**Records provided:**
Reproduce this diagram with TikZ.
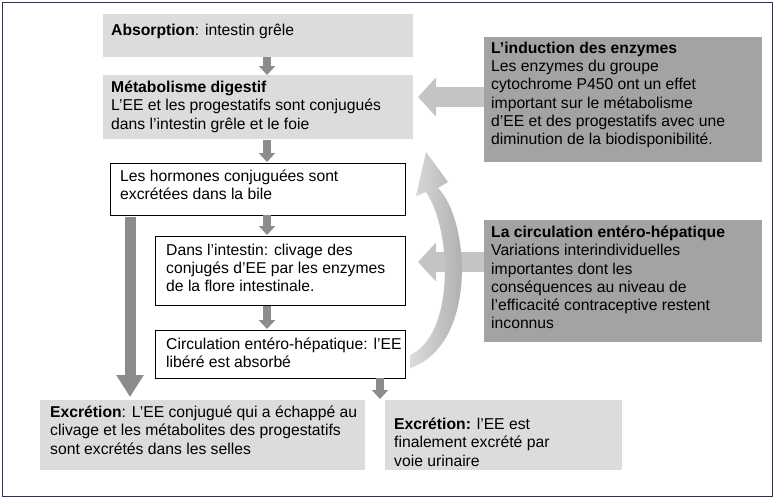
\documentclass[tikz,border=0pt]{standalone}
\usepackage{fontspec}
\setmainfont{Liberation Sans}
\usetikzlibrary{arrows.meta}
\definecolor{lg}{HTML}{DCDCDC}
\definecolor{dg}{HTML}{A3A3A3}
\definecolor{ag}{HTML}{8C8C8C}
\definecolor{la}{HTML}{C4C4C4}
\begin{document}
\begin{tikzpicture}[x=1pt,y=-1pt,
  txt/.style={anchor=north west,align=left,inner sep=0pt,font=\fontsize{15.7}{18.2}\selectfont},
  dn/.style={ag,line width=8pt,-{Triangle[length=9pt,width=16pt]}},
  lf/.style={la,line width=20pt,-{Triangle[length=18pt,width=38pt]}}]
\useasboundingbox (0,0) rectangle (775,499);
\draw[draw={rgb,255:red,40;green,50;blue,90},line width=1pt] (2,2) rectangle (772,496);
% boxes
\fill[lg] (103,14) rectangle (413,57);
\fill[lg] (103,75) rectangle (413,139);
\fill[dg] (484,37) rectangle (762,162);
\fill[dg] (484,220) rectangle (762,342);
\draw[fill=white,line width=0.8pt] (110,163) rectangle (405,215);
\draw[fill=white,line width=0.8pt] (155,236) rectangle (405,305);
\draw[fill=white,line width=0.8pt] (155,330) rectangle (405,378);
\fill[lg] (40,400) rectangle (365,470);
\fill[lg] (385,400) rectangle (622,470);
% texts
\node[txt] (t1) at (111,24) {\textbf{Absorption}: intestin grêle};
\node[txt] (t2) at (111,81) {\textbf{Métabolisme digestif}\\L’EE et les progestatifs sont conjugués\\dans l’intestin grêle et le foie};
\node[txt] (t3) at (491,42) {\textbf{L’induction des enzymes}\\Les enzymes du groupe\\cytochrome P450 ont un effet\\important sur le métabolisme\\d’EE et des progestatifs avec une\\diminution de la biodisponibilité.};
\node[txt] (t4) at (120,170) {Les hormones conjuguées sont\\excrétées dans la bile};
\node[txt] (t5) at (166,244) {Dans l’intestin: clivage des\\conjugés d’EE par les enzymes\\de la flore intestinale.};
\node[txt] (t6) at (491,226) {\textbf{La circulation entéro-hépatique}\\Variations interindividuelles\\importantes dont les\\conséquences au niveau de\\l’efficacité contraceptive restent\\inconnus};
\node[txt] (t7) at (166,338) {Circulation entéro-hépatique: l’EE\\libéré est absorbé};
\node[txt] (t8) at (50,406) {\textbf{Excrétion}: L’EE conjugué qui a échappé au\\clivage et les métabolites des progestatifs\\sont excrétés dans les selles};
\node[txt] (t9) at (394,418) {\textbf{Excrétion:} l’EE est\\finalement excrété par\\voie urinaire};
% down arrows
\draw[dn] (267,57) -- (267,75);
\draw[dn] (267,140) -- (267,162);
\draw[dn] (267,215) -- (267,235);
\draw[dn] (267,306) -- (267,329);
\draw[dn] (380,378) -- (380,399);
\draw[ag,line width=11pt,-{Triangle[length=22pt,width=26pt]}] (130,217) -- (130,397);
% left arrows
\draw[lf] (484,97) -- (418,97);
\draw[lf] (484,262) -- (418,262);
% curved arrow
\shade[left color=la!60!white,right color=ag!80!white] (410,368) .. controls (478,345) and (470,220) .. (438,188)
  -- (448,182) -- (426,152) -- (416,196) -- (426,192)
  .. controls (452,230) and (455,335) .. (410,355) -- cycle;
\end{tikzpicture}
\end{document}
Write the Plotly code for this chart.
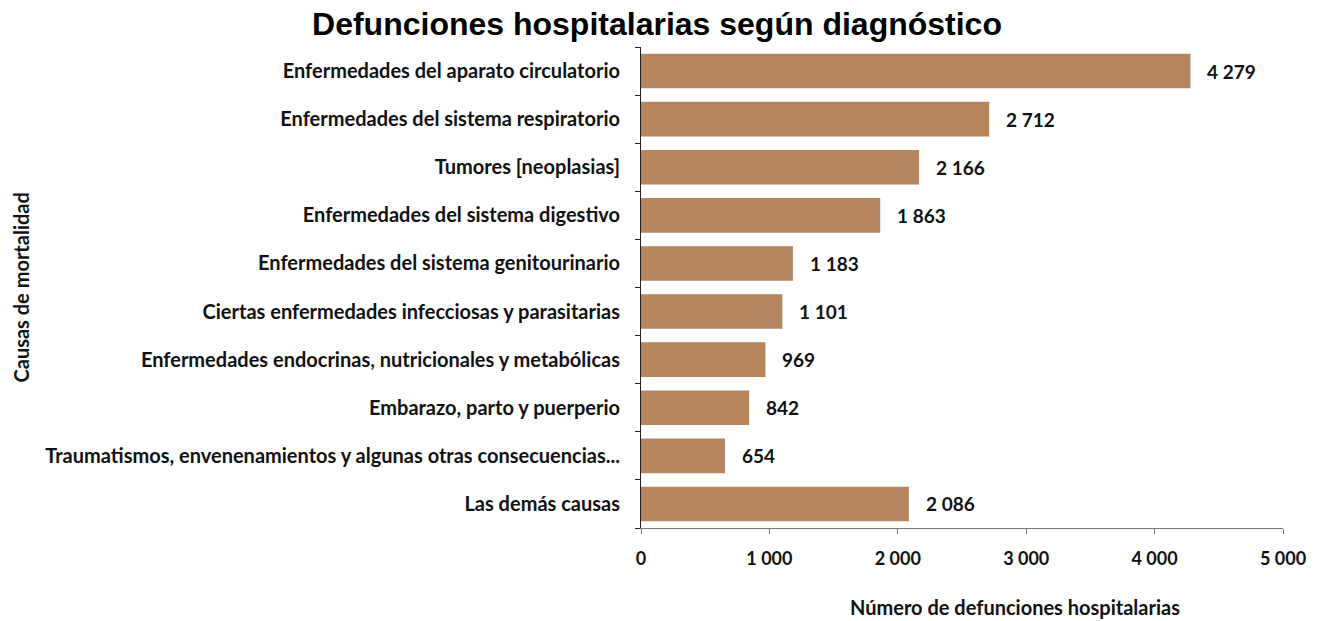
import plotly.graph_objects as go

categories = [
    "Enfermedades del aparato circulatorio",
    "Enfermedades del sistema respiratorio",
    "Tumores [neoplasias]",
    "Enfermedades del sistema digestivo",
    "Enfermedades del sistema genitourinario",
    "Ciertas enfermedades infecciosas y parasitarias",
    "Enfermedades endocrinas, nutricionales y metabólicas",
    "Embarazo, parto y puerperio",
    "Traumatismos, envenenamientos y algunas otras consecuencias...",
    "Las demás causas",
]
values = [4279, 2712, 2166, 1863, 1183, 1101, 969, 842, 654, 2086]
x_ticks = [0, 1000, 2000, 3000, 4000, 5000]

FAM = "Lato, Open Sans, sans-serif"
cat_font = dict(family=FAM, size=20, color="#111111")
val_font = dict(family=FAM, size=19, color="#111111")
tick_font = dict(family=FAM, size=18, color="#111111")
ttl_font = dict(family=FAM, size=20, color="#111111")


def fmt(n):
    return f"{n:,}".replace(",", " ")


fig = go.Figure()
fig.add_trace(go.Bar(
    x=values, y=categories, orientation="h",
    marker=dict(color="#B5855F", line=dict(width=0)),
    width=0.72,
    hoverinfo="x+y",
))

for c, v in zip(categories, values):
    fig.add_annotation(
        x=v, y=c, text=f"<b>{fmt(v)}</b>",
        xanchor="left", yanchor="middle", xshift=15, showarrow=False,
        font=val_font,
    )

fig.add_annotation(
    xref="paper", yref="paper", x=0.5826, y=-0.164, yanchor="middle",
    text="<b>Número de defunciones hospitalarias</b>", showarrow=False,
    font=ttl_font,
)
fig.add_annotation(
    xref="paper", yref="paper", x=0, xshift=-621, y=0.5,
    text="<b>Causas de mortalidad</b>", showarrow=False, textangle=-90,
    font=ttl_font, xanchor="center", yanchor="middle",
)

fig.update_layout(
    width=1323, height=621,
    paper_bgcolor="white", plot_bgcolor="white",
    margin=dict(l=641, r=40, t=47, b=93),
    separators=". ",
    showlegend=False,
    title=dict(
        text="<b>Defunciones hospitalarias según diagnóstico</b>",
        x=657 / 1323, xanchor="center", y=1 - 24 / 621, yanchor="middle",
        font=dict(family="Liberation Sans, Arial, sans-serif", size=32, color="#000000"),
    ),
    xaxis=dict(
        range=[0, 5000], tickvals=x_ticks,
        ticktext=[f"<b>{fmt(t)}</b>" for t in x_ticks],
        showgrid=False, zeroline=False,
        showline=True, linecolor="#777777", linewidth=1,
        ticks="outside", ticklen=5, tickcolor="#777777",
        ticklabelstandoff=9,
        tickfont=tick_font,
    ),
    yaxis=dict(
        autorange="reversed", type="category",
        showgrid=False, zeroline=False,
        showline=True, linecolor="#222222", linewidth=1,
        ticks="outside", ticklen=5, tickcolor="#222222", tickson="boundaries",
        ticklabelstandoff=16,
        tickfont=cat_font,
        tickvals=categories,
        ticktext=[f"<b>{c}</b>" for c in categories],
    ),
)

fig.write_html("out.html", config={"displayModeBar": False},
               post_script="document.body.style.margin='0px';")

--

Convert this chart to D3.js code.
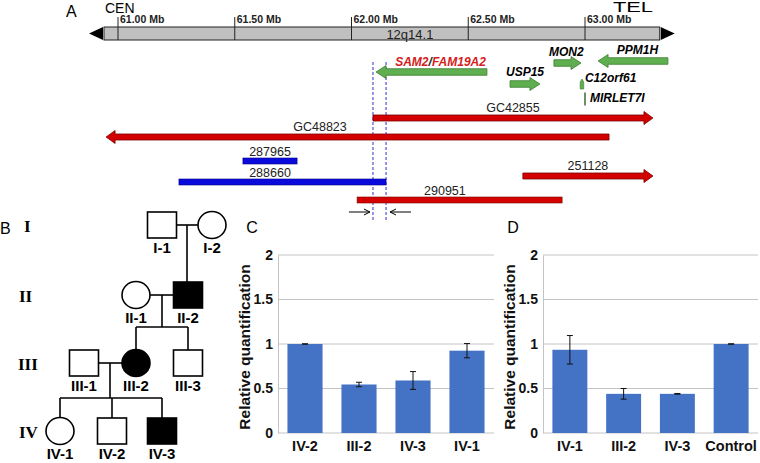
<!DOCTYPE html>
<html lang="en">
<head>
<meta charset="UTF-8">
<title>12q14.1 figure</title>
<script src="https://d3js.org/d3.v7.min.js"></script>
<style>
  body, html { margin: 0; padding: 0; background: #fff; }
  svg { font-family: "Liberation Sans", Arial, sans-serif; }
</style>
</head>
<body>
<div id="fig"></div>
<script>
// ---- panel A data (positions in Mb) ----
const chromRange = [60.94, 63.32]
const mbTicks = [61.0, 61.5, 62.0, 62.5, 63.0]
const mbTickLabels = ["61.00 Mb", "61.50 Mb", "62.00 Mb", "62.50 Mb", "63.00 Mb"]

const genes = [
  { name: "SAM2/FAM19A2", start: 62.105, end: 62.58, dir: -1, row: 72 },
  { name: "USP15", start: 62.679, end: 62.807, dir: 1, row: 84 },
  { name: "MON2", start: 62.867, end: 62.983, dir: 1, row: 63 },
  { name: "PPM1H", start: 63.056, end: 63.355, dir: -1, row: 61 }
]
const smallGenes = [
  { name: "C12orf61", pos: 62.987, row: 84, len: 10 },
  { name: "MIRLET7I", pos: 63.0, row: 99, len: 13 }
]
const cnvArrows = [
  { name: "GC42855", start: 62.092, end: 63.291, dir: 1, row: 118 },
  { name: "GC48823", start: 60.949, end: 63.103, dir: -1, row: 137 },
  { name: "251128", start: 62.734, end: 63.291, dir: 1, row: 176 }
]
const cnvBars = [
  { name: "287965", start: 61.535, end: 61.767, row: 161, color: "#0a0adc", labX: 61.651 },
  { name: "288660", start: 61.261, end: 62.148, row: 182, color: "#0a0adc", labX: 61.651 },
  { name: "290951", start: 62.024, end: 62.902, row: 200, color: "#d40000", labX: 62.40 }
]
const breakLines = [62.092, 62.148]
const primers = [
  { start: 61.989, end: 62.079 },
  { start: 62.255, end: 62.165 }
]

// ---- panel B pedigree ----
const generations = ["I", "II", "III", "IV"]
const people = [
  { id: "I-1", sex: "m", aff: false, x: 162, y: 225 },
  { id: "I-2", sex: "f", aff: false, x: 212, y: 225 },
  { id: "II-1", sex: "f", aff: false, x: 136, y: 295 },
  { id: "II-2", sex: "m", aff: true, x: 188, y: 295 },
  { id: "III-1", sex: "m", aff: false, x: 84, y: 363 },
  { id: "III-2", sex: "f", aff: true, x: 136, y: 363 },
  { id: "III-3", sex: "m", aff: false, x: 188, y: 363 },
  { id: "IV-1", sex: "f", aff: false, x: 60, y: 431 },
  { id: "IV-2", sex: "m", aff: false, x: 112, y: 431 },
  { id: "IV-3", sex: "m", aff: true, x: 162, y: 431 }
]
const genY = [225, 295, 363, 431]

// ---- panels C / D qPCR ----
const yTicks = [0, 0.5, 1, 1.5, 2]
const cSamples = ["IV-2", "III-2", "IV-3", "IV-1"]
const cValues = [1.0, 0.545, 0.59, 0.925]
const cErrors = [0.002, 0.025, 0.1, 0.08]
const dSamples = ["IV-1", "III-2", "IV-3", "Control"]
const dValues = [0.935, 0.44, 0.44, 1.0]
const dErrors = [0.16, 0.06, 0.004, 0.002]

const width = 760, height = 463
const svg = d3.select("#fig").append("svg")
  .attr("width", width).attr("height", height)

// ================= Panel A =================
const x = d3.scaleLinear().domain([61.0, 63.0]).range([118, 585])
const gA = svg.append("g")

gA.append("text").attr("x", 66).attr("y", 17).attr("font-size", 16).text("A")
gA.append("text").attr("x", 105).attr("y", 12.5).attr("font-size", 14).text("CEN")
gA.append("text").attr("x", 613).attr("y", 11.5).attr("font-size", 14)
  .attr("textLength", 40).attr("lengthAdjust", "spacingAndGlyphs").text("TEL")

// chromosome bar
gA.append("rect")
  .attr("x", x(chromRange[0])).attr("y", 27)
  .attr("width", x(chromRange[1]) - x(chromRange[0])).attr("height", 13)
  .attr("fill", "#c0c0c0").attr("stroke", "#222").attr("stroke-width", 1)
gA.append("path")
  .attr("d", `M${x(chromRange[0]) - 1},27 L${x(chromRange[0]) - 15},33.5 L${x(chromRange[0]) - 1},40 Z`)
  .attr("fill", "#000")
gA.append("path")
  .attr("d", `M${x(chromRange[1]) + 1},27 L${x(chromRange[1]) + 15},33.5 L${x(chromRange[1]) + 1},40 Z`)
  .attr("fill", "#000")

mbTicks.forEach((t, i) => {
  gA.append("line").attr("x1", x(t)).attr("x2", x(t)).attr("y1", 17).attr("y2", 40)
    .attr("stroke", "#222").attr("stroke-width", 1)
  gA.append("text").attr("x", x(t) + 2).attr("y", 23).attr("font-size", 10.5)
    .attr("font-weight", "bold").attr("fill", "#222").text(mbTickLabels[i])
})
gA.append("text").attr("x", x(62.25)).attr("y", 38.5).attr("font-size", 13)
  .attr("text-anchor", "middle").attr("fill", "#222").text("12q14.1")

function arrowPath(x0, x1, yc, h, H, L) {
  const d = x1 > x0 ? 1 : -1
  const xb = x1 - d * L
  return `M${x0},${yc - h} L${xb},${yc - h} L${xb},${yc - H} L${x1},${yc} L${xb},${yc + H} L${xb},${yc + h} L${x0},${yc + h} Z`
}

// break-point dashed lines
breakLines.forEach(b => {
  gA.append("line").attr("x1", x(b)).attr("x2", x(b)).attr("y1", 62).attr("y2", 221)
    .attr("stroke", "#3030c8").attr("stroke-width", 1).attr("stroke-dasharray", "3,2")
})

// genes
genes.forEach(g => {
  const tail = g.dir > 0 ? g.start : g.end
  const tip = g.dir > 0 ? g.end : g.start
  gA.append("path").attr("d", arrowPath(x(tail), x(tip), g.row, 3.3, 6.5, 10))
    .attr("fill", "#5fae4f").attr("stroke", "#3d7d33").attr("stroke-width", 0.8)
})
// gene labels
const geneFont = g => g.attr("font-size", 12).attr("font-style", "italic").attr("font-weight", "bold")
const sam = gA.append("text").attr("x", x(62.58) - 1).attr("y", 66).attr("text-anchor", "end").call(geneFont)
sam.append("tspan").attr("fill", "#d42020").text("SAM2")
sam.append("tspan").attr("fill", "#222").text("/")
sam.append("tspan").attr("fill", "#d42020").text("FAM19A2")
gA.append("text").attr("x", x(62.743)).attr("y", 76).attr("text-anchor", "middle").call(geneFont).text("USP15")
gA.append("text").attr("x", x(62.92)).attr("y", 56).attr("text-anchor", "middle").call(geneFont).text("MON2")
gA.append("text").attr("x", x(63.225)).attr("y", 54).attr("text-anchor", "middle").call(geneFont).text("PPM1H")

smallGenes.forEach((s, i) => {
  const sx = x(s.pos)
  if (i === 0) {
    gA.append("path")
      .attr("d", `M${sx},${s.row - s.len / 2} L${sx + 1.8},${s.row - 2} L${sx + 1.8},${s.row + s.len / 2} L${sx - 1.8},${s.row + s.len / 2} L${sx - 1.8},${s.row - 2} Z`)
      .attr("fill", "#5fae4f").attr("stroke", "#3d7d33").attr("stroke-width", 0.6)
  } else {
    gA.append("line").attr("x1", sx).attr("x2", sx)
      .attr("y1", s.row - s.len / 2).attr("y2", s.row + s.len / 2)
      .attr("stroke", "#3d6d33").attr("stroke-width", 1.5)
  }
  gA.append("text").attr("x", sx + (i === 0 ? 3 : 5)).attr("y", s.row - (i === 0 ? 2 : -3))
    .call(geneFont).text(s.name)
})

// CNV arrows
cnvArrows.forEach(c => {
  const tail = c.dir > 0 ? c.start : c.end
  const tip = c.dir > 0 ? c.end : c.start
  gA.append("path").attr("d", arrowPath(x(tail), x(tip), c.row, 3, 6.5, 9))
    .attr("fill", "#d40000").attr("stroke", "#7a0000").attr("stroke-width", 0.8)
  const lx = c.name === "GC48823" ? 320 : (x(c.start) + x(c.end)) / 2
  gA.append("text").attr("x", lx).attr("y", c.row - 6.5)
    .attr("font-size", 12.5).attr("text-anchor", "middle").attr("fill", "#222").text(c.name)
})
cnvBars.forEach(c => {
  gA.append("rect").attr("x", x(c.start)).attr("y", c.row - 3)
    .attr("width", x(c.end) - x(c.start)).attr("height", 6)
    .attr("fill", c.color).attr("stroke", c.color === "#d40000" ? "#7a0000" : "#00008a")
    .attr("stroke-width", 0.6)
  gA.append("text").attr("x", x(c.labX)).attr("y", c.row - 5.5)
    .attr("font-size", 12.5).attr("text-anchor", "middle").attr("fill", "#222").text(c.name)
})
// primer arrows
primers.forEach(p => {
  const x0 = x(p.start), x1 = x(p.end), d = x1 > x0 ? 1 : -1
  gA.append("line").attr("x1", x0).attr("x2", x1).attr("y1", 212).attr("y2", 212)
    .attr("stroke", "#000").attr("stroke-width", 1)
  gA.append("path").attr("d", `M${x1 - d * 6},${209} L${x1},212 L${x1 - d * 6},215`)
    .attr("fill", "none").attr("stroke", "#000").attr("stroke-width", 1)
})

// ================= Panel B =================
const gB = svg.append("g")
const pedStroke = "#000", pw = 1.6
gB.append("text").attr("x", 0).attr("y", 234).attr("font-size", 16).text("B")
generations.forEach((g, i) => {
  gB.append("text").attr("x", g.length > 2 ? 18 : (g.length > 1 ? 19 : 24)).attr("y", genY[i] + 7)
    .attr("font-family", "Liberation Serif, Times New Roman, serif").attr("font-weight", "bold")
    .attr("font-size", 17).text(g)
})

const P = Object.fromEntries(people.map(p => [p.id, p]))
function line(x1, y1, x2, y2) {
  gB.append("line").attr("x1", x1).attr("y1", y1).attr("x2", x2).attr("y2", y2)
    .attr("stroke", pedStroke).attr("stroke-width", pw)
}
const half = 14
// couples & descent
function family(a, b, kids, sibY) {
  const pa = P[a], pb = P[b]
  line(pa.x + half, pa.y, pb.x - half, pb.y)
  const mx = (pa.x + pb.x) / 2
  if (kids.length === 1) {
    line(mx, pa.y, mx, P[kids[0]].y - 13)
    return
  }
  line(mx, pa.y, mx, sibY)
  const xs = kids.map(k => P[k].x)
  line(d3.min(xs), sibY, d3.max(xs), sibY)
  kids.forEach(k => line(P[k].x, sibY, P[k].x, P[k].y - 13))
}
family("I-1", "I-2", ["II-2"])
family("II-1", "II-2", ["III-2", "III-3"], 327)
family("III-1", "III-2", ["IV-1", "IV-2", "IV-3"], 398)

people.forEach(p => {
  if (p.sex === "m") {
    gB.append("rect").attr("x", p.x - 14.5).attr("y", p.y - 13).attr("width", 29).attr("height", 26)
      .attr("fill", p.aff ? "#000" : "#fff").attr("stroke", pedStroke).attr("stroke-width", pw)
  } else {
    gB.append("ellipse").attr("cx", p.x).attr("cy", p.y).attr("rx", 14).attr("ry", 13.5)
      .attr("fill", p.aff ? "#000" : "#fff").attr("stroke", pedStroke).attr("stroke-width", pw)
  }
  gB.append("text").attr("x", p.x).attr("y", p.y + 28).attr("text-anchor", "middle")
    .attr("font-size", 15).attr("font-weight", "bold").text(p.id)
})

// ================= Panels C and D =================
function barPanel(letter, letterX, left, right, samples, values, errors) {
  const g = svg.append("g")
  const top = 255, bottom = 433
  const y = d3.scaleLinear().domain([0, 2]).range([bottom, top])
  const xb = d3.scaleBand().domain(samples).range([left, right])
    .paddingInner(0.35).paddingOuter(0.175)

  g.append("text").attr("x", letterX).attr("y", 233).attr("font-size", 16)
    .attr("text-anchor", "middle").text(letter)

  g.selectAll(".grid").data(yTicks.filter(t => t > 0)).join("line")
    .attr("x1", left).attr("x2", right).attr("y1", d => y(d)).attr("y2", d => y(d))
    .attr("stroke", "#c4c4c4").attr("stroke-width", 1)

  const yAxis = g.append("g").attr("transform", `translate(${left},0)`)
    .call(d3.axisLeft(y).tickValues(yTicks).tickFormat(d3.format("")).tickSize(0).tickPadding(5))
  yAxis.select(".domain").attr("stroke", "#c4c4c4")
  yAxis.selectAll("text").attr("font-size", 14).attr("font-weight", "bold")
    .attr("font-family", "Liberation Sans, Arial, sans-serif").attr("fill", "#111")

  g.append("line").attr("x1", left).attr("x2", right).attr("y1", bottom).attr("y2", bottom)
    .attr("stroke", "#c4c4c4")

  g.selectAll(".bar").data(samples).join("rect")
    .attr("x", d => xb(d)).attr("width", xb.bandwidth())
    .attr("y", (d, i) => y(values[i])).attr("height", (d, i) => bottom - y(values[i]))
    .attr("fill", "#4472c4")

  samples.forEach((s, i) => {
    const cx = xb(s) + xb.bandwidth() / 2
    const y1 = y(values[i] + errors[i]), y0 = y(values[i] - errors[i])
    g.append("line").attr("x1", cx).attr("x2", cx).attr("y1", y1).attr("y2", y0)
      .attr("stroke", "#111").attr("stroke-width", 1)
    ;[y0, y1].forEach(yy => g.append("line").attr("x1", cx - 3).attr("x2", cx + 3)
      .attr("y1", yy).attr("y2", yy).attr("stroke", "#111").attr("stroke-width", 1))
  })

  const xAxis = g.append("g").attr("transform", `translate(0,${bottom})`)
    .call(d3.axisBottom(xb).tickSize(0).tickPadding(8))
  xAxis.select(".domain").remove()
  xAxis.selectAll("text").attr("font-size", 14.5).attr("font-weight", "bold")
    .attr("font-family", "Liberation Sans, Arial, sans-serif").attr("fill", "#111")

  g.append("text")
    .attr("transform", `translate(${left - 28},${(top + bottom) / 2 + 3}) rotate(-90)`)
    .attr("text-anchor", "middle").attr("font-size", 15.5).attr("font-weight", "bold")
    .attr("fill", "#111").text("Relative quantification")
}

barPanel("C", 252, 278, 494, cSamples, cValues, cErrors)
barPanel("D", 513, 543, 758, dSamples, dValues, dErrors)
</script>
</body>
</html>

**Brief:**
Reply with one number: the count of lines in the entries that include the word "code".

**Answer below:**
2